On Making the Living Room A Holy Place


Some days it’s hard.

Some days I don’t feel like counting,

or searching.  A day like today.

I  have a slight headache from tears,

bad news and fears,

and all is not right with the world.

But I know that beauty is there,

I just don’t care to see her.

I want to be ugly,

and I know that moments of grace

will melt ugliness away

like the rain melts the snow in my backyard.

I force myself to read His Words to me.

Dragging my body like a toddler in tantrum,

kicking and screaming I enter His presence.

“Why one step ahead, two steps backward, Lord?”

the depths of me pour out, unchecked.

Now the sun creeps across my living room floor

to illuminate a sign on my fireplace shelf.
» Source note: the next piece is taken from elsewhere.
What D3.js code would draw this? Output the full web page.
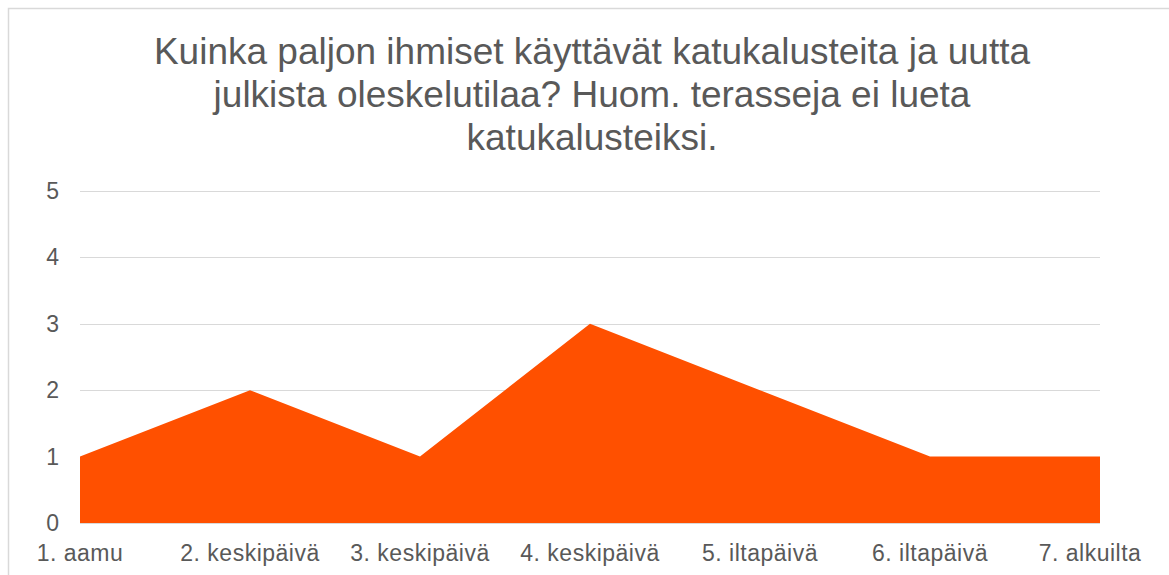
<!DOCTYPE html>
<html><head><meta charset="utf-8">
<script src="https://cdn.jsdelivr.net/npm/d3@7"></script>
<style>body{margin:0;background:#fff;} svg{display:block;font-family:"Liberation Sans",Arial,sans-serif;}</style>
</head><body>
<script>
const categories = ["1. aamu","2. keskipäivä","3. keskipäivä","4. keskipäivä","5. iltapäivä","6. iltapäivä","7. alkuilta"];
const values = [1,2,1,3,2,1,1];
const yTicks = [0,1,2,3,4,5];
const titleLines = ["Kuinka paljon ihmiset käyttävät katukalusteita ja uutta","julkista oleskelutilaa? Huom. terasseja ei lueta","katukalusteiksi."];

const W=1169,H=575;
const svg=d3.select("body").append("svg").attr("width",W).attr("height",H);
svg.append("rect").attr("x",8.5).attr("y",8.5).attr("width",W+10).attr("height",H+10).attr("fill","none").attr("stroke","#d9d9d9").attr("stroke-width",1.5);

const x=d3.scalePoint().domain(categories).range([80,1100]);
const y=d3.scaleLinear().domain([0,5]).range([523,191]);

svg.append("g").selectAll("line").data(yTicks).join("line")
 .attr("x1",80).attr("x2",1100).attr("y1",d=>Math.round(y(d))+0.5).attr("y2",d=>Math.round(y(d))+0.5)
 .attr("stroke","#d9d9d9").attr("stroke-width",1);

const area=d3.area().x((d,i)=>x(categories[i])).y0(y(0)).y1(d=>y(d));
svg.append("path").datum(values).attr("d",area).attr("fill","#FF5000");

svg.append("g").selectAll("text").data(yTicks).join("text")
 .attr("x",59).attr("y",d=>y(d)).attr("dy","0.35em").attr("text-anchor","end")
 .attr("font-size",23).attr("fill","#595959").text(d=>d);

svg.append("g").selectAll("text").data(categories).join("text")
 .attr("x",(d,i)=>i===categories.length-1?x(d)-10:x(d)).attr("y",561).attr("text-anchor","middle")
 .attr("font-size",23).attr("letter-spacing",0.5).attr("fill","#595959").text(d=>d);

svg.append("g").selectAll("text").data(titleLines).join("text")
 .attr("x",592).attr("y",(d,i)=>64+i*43).attr("text-anchor","middle")
 .attr("font-size",37).attr("fill","#595959").text(d=>d);
</script>
</body></html>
“Great is Thy Faithfulness”

and I am glad that I’m wearing no shoes

for I stand on holy ground.

Hands trembling from exhausted fits of fear,

I open my box of remembrance stones,

and pile stones upon a single sentiment

scrawled on lined paper.

“I choose joy.”

Now an altar rises

a permanent holy place, Bethel,

a monument marker between He and I.

I will not go back.

Sharing with elegant Emily…

46 thoughts on “On Making the Living Room A Holy Place

  1. choosing joy is a beautiful thing…and a choice we have to make constantly…more often than day by day…as is the discipline of reading and drawing close…

  2. I like how clearly you state your need and its fulfillment in prayer. When writing about spiritual states there’s often a tendency among some writers to jump into cosmic statements. This keeps it at home and concrete.
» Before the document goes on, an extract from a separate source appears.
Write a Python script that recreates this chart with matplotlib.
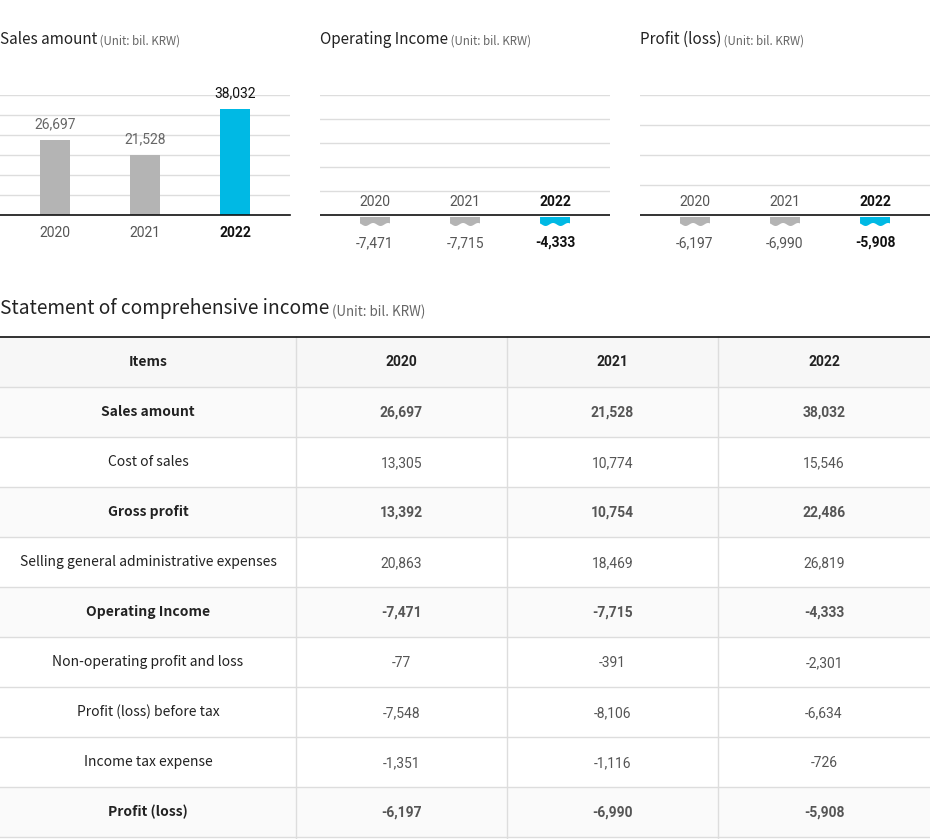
import numpy as np
import matplotlib
matplotlib.use('Agg')
import matplotlib.pyplot as plt
from matplotlib.patches import Polygon, Rectangle

plt.rcParams['font.family'] = ['Noto Sans CJK KR', 'DejaVu Sans']

# ---- data ----
years = ['2020', '2021', '2022']
items = ['Sales amount', 'Cost of sales', 'Gross profit',
         'Selling general administrative expenses', 'Operating Income',
         'Non-operating profit and loss', 'Profit (loss) before tax',
         'Income tax expense', 'Profit (loss)']
y2020 = [26697, 13305, 13392, 20863, -7471, -77, -7548, -1351, -6197]
y2021 = [21528, 10774, 10754, 18469, -7715, -391, -8106, -1116, -6990]
y2022 = [38032, 15546, 22486, 26819, -4333, -2301, -6634, -726, -5908]
bold_rows = [0, 2, 4, 8]

sales = [y2020[0], y2021[0], y2022[0]]
op_income = [y2020[4], y2021[4], y2022[4]]
profit = [y2020[8], y2021[8], y2022[8]]

GRAY = '#b4b4b4'
CYAN = '#00b9e4'
GRID = '#dddddd'
NUMFONT = ['Roboto', 'DejaVu Sans']

W, H = 930, 839
fig = plt.figure(figsize=(W / 100, H / 100), dpi=100)


def add_ax(x0, y0, x1, y1):
    # pixel box (top-left origin) -> figure axes
    return fig.add_axes([x0 / W, 1 - y1 / H, (x1 - x0) / W, (y1 - y0) / H])


def title(x, y, main, sub, size=11, subsize=8.3):
    t = fig.text(x / W, 1 - y / H, main, fontsize=size, color='#222222',
                 ha='left', va='baseline')
    plt.annotate(' ' + sub, xy=(1, 0), xycoords=t, va='bottom', ha='left',
                 fontsize=subsize, color='#666666', annotation_clip=False)


x = np.arange(3)
XLIM = (-0.611, 2.611)
BW = 0.333

# ---- chart 1 : sales amount ----
ax = add_ax(0, 95, 290, 215)
ymax = 43000
for g in np.linspace(0, ymax, 7)[1:]:
    ax.axhline(g, color=GRID, lw=1, zorder=0)
ax.bar(x, sales, width=BW, color=[GRAY, GRAY, CYAN], zorder=2)
for i, v in enumerate(sales):
    ax.annotate(f'{v:,}', (x[i], v), xytext=(0, 6.5), textcoords='offset points',
                ha='center', va='bottom', fontsize=10, family=NUMFONT,
                color='#111111' if i == 2 else '#666666')
ax.set_xlim(*XLIM)
ax.set_ylim(0, ymax)
ax.set_xticks(x)
ax.set_xticklabels(years, family=NUMFONT, fontsize=10, color='#555555')
ax.get_xticklabels()[2].set_fontweight('bold')
ax.get_xticklabels()[2].set_color('#111111')
ax.tick_params(axis='x', length=0, pad=8)
ax.set_yticks([])
for s in ['top', 'right', 'left']:
    ax.spines[s].set_visible(False)
ax.spines['bottom'].set_color('#111111')
ax.spines['bottom'].set_linewidth(1.2)


# ---- negative charts ----
def neg_chart(x0, vals, step):
    ax = add_ax(x0, 95, x0 + 290, 235)
    ax.set_xlim(*XLIM)
    ax.set_ylim(-2000, 12000)
    for g in np.arange(step, 12000 + 1, step):
        ax.axhline(g, color=GRID, lw=1, zorder=0)
    ax.axhline(0, color='#111111', lw=1.2, zorder=3)
    bars = ax.bar(x, vals, width=BW, color=[GRAY, GRAY, CYAN], zorder=2)
    t = np.linspace(0, 1, 80)
    for i, b in enumerate(bars):
        # broken-bar stub with a wavy bottom edge
        xs = x[i] - BW / 2 + t * BW
        bottom = -(800 + 300 * np.sin(2 * np.pi * t + 0.4) ** 2)
        pts = [(x[i] - BW / 2, -200)] + list(zip(xs, bottom)) + [(x[i] + BW / 2, -200)]
        clip = Polygon(pts, closed=True, transform=ax.transData)
        b.set_clip_path(clip)
        last = i == 2
        ax.text(x[i], 1300, years[i], ha='center', va='center', fontsize=10,
                family=NUMFONT, color='#111111' if last else '#555555',
                fontweight='bold' if last else 'normal')
        ax.text(x[i], -2800, f'{vals[i]:,}', ha='center', va='center',
                fontsize=10, family=NUMFONT,
                color='#111111' if last else '#555555',
                fontweight='bold' if last else 'normal')
    ax.axis('off')
    return ax


neg_chart(320, op_income, 2400)
neg_chart(640, profit, 3000)

title(0, 44, 'Sales amount', '(Unit: bil. KRW)')
title(320, 44, 'Operating Income', '(Unit: bil. KRW)')
title(640, 44, 'Profit (loss)', '(Unit: bil. KRW)')
title(0, 314, 'Statement of comprehensive income', '(Unit: bil. KRW)',
      size=13.8, subsize=9.6)

# ---- table ----
tx = add_ax(0, 336, 930, 839)
tx.set_xlim(0, 930)
tx.set_ylim(839, 336)
tx.axis('off')
col_edges = [0, 296, 507, 718, 930]
col_mid = [(col_edges[i] + col_edges[i + 1]) / 2 for i in range(4)]
row_h = 50
top = 337

# header
tx.add_patch(Rectangle((0, top), 930, row_h, color='#f7f7f7', lw=0))
for j, lab in enumerate(['Items'] + years):
    tx.text(col_mid[j], top + row_h / 2, lab, ha='center', va='center',
            fontsize=10, fontweight='bold', color='#222222',
            family=['Noto Sans CJK KR'] if j == 0 else NUMFONT)

for r, name in enumerate(items):
    y0 = top + row_h * (r + 1)
    bold = r in bold_rows
    if bold:
        tx.add_patch(Rectangle((0, y0), 930, row_h, color='#fafafa', lw=0))
    tx.text(col_mid[0], y0 + row_h / 2, name, ha='center', va='center',
            fontsize=10, color='#222222',
            fontweight='bold' if bold else 'normal')
    for j, col in enumerate([y2020, y2021, y2022]):
        tx.text(col_mid[j + 1], y0 + row_h / 2 + 1, f'{col[r]:,}', ha='center',
                va='center', fontsize=10, family=NUMFONT, color='#555555',
                fontweight='bold' if bold else 'normal')

for r in range(1, len(items) + 2):
    tx.axhline(top + row_h * r, color=GRID, lw=1)
for c in col_edges[1:-1]:
    tx.axvline(c, ymin=0, ymax=1, color=GRID, lw=1)
tx.axhline(336.5, color='#222222', lw=1.3)

fig.savefig('out.png', dpi=100)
  3. I love how He met you where you were. The stones are a wonderful way to build an altar, I never would have thought of that. Beautiful post.

    • Yes, and I did have a box of favorite stones, but my friend has an even better idea. She collects stones from significant places and times in her life. What a beautiful thing to build an altar of gratitude with!

  4. Never stop praying. Be thankful in all circumstances, for this is God’s will for you who belong to Christ Jesus.
    –1 Thess. 5:17-18, NLT

  5. I am nominating YOU for a Candle Lighter Award. It may not be the first you’ve receieved and is sure not to be the last, but you are a blessing and you reflect His light beautifully, so I am happy to be able to give this to you!

  6. Pingback: Unnoticed « Journey Towards Epiphany

  7. Beth-El – means house of God – and this – about that ray of sunshine that illuminated the framed saying in YOUR HOUSE – and “Choose Joy” illuminating you – and I get the NOT wanting to count – all of it I hearted – really did – smiling – thank you kd

  8. i loved this, kd. this was very timely for me to read tonight, over here dealing not with bad news that may ebb away eventually, but bad news that the chronic illness may be a life-long struggle for me. i get the sense maybe this is the type of bad news you speak of too–the kind that doesnt just go away. through this trail, im clinging to Him, come to Him with nothing left-it is all i can do. isnt that what we usually do–come to Him when we have nothing left? He wants to empty us out so He can fill us up. i loved, loved your prose and picture. so heartfelt and transparent.